Exercise |
Retype the records below from their first line through the line holding "(inS) at (325,-189);", including both ends and no pictures.

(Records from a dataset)
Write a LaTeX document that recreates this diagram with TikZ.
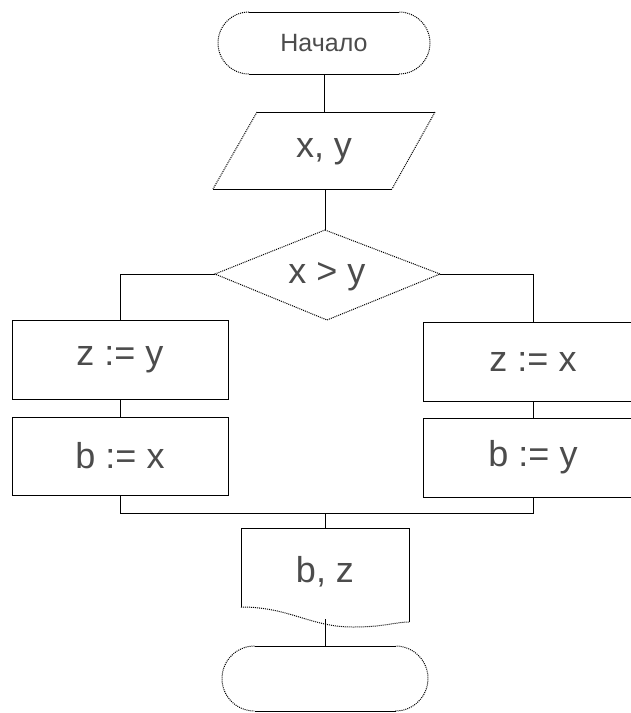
\documentclass[tikz,border=0pt]{standalone}
\usepackage{fontspec}
\setmainfont{Liberation Sans}
\begin{document}
\begin{tikzpicture}[x=1pt,y=1pt,
  solidline/.style={line width=1pt,black},
  dotline/.style={line width=1pt,black,densely dotted},
  box/.style={draw,solidline,rectangle,inner sep=0pt},
  lbl/.style={text=black!70,font=\fontsize{36}{40}\selectfont,inner sep=0pt},
  smalllbl/.style={text=black!70,font=\fontsize{25}{28}\selectfont,inner sep=0pt}]
\useasboundingbox (0,0) rectangle (630,-713);
\fill[white] (0,0) rectangle (630,-713);

% start terminal
\draw[solidline] (249,-12) -- (399,-12);
\draw[solidline] (249,-74) -- (399,-74);
\draw[dotline] (249,-12) arc[start angle=90,end angle=270,radius=31];
\draw[dotline] (399,-74) arc[start angle=-90,end angle=90,radius=31];
\node[smalllbl] (start) at (324,-43) {Начало};
\coordinate (startS) at (324,-74);

% input parallelogram
\draw[solidline] (257,-112) -- (435,-112);
\draw[solidline] (213,-189) -- (392,-189);
\draw[dotline] (257,-112) -- (213,-189);
\draw[dotline] (435,-112) -- (392,-189);
\node[lbl] (in) at (324,-152) {x, y};
\coordinate (inN) at (324,-112);
\coordinate (inS) at (325,-189);

% decision diamond
\coordinate (condN) at (325,-230);
\coordinate (condW) at (215,-274);
\coordinate (condE) at (440,-274);
\coordinate (condS) at (327,-320);
\draw[dotline] (condN) -- (condE) -- (condS) -- (condW) -- cycle;
\node[lbl] (cond) at (327,-277) {x > y};

% branches
\node[box,lbl,draw=black,minimum width=216pt,minimum height=79pt] (a1) at (120,-359.5) {z := y};
\node[box,lbl,draw=black,minimum width=216pt,minimum height=78pt] (a2) at (120,-456) {b := x};
\node[box,lbl,draw=black,minimum width=220pt,minimum height=79pt] (b1) at (533,-361.5) {z := x};
\node[box,lbl,draw=black,minimum width=220pt,minimum height=79pt] (b2) at (533,-457.5) {b := y};

% output document
\draw[solidline] (241,-607) -- (241,-528) -- (409,-528) -- (409,-622);
\draw[dotline] (241,-607) .. controls (290,-607) and (310,-627) .. (353,-627)
                         .. controls (385,-627) and (395,-622) .. (409,-622);
\node[lbl] (out) at (325,-572) {b, z};
\coordinate (outN) at (325,-528);
\coordinate (outS) at (325,-619);

% end terminal
\draw[solidline] (254.5,-646) -- (395.5,-646);
\draw[solidline] (254.5,-711) -- (395.5,-711);
\draw[dotline] (254.5,-646) arc[start angle=90,end angle=270,radius=32.5];
\draw[dotline] (395.5,-711) arc[start angle=-90,end angle=90,radius=32.5];
\coordinate (endN) at (325,-646);

% merge coordinates
\coordinate (mL) at (a2.south |- 0,-513);
\coordinate (mR) at (b2.south |- 0,-513);
\coordinate (mC) at (325,-513);

% connectors
\draw[solidline] (startS) -- (inN);
\draw[solidline] (inS) -- (condN);
\draw[solidline] (condW) -| (a1.north);
\draw[solidline] (condE) -| (b1.north);
\draw[solidline] (a1.south) -- (a2.north);
\draw[solidline] (b1.south) -- (b2.north);
\draw[solidline] (a2.south) -- (mL) -- (mR) -- (b2.south);
\draw[solidline] (mC) -- (outN);
\draw[solidline] (outS) -- (endN);
\end{tikzpicture}
\end{document}
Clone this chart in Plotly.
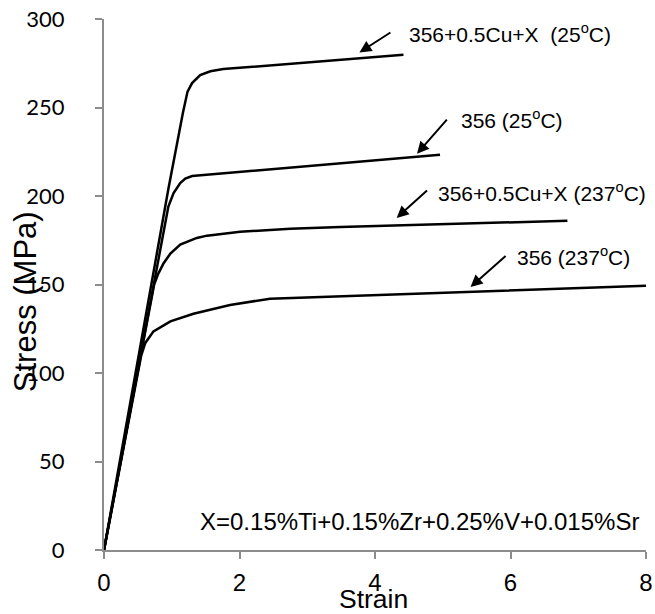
import plotly.graph_objects as go

# ---- data ----
strain_cux_25 = [0, 0.95, 1.165, 1.233, 1.30, 1.42, 1.57, 1.76, 4.42]
stress_cux_25 = [0, 204, 247, 259, 263.8, 268.3, 270.5, 271.7, 279.8]

strain_356_25 = [0, 0.95, 1.027, 1.125, 1.20, 1.30, 4.96]
stress_356_25 = [0, 194, 201.7, 207.3, 209.8, 211.3, 223.3]

strain_cux_237 = [0, 0.74, 0.80, 0.88, 0.98, 1.125, 1.37, 1.52, 2.01, 2.75, 3.49, 6.84]
stress_cux_237 = [0, 150, 156, 162, 167.5, 172.5, 176.3, 177.6, 179.8, 181.5, 182.5, 186]

strain_356_237 = [0, 0.55, 0.61, 0.73, 0.98, 1.32, 1.86, 2.45, 8.0]
stress_356_237 = [0, 110, 117, 123.5, 129.2, 133.5, 138.4, 142, 149.3]

series_names = ["356+0.5Cu+X\u00a0 (25<sup>o</sup>C)", "356 (25<sup>o</sup>C)",
                "356+0.5Cu+X (237<sup>o</sup>C)", "356 (237<sup>o</sup>C)"]
# label anchor (x, y), arrow head (x, y), arrow tail (x, y) in data units
label_pos = [(4.465, 292.0), (5.245, 243.4), (4.90, 202.0), (6.066, 166.2)]
arrow_head = [(3.77, 281.1), (4.62, 223.9), (4.32, 187.6), (5.41, 148.6)]
arrow_tail = [(4.25, 292.9), (5.08, 244.0), (4.79, 203.9), (5.95, 166.9)]

x_ticks = [0, 2, 4, 6, 8]
y_ticks = [0, 50, 100, 150, 200, 250, 300]
note_text = "X=0.15%Ti+0.15%Zr+0.25%V+0.015%Sr"

fig = go.Figure()
for xs, ys, nm in [(strain_cux_25, stress_cux_25, series_names[0]),
                   (strain_356_25, stress_356_25, series_names[1]),
                   (strain_cux_237, stress_cux_237, series_names[2]),
                   (strain_356_237, stress_356_237, series_names[3])]:
    fig.add_trace(go.Scatter(x=xs, y=ys, mode="lines", name=nm,
                             line=dict(color="black", width=2.5),
                             showlegend=False))

FONT = "Liberation Sans, Arial, sans-serif"
ann = []
for (lx, ly), (hx, hy), (tx, ty), txt in zip(label_pos, arrow_head, arrow_tail, series_names):
    ann.append(dict(x=hx, y=hy, ax=tx, ay=ty, xref="x", yref="y", axref="x", ayref="y",
                    text="", showarrow=True, arrowhead=2, arrowsize=1.2, arrowwidth=2,
                    arrowcolor="black", standoff=0, startstandoff=0))
    ann.append(dict(x=lx, y=ly, xref="x", yref="y", text=txt, showarrow=False,
                    xanchor="left", yanchor="middle",
                    font=dict(family=FONT, size=21, color="black")))

ann.append(dict(x=4.65, y=16.3, xref="x", yref="y", text=note_text, showarrow=False,
                xanchor="center", yanchor="middle",
                font=dict(family=FONT, size=24, color="black")))
ann.append(dict(x=0.4975, y=-0.093, xref="paper", yref="paper", text="Strain",
                showarrow=False, xanchor="center", yanchor="middle",
                font=dict(family=FONT, size=26.5, color="black")))
ann.append(dict(x=-0.145, y=0.4675, xref="paper", yref="paper", text="Stress (MPa)",
                showarrow=False, xanchor="center", yanchor="middle", textangle=-90,
                font=dict(family=FONT, size=31, color="black")))

axis_col = "#8c8c8c"
fig.update_layout(
    width=655, height=614,
    margin=dict(l=104, r=9, t=19, b=64),
    paper_bgcolor="white", plot_bgcolor="white",
    annotations=ann,
    xaxis=dict(range=[0, 8], tickvals=x_ticks, showgrid=False, zeroline=False,
               automargin=False,
               showline=True, linecolor=axis_col, linewidth=2,
               ticks="outside", ticklen=7, tickwidth=2, tickcolor=axis_col,
               ticklabelstandoff=3,
               tickfont=dict(family=FONT, size=24, color="black")),
    yaxis=dict(range=[0, 300], tickvals=y_ticks, showgrid=False, zeroline=False,
               automargin=False,
               showline=True, linecolor=axis_col, linewidth=2,
               ticks="outside", ticklen=7, tickwidth=2, tickcolor=axis_col,
               ticklabelstandoff=26,
               tickfont=dict(family="Lato, Liberation Sans, sans-serif", size=22, color="black")),
)

fig.write_html("out.html", config={"displayModeBar": False},
               post_script="document.body.style.margin='0';document.body.style.padding='0';")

Task response |
Write a LaTeX document that recreates this diagram with TikZ.
\documentclass[tikz,border=0pt]{standalone}
\usepackage{fontspec}
\setmainfont{Liberation Sans}
\begin{document}
\begin{tikzpicture}[x=1pt,y=1pt,
  solidline/.style={line width=1pt,black},
  dotline/.style={line width=1pt,black,densely dotted},
  box/.style={draw,solidline,rectangle,inner sep=0pt},
  lbl/.style={text=black!70,font=\fontsize{36}{40}\selectfont,inner sep=0pt},
  smalllbl/.style={text=black!70,font=\fontsize{25}{28}\selectfont,inner sep=0pt}]
\useasboundingbox (0,0) rectangle (630,-713);
\fill[white] (0,0) rectangle (630,-713);

% start terminal
\draw[solidline] (249,-12) -- (399,-12);
\draw[solidline] (249,-74) -- (399,-74);
\draw[dotline] (249,-12) arc[start angle=90,end angle=270,radius=31];
\draw[dotline] (399,-74) arc[start angle=-90,end angle=90,radius=31];
\node[smalllbl] (start) at (324,-43) {Начало};
\coordinate (startS) at (324,-74);

% input parallelogram
\draw[solidline] (257,-112) -- (435,-112);
\draw[solidline] (213,-189) -- (392,-189);
\draw[dotline] (257,-112) -- (213,-189);
\draw[dotline] (435,-112) -- (392,-189);
\node[lbl] (in) at (324,-152) {x, y};
\coordinate (inN) at (324,-112);
\coordinate (inS) at (325,-189);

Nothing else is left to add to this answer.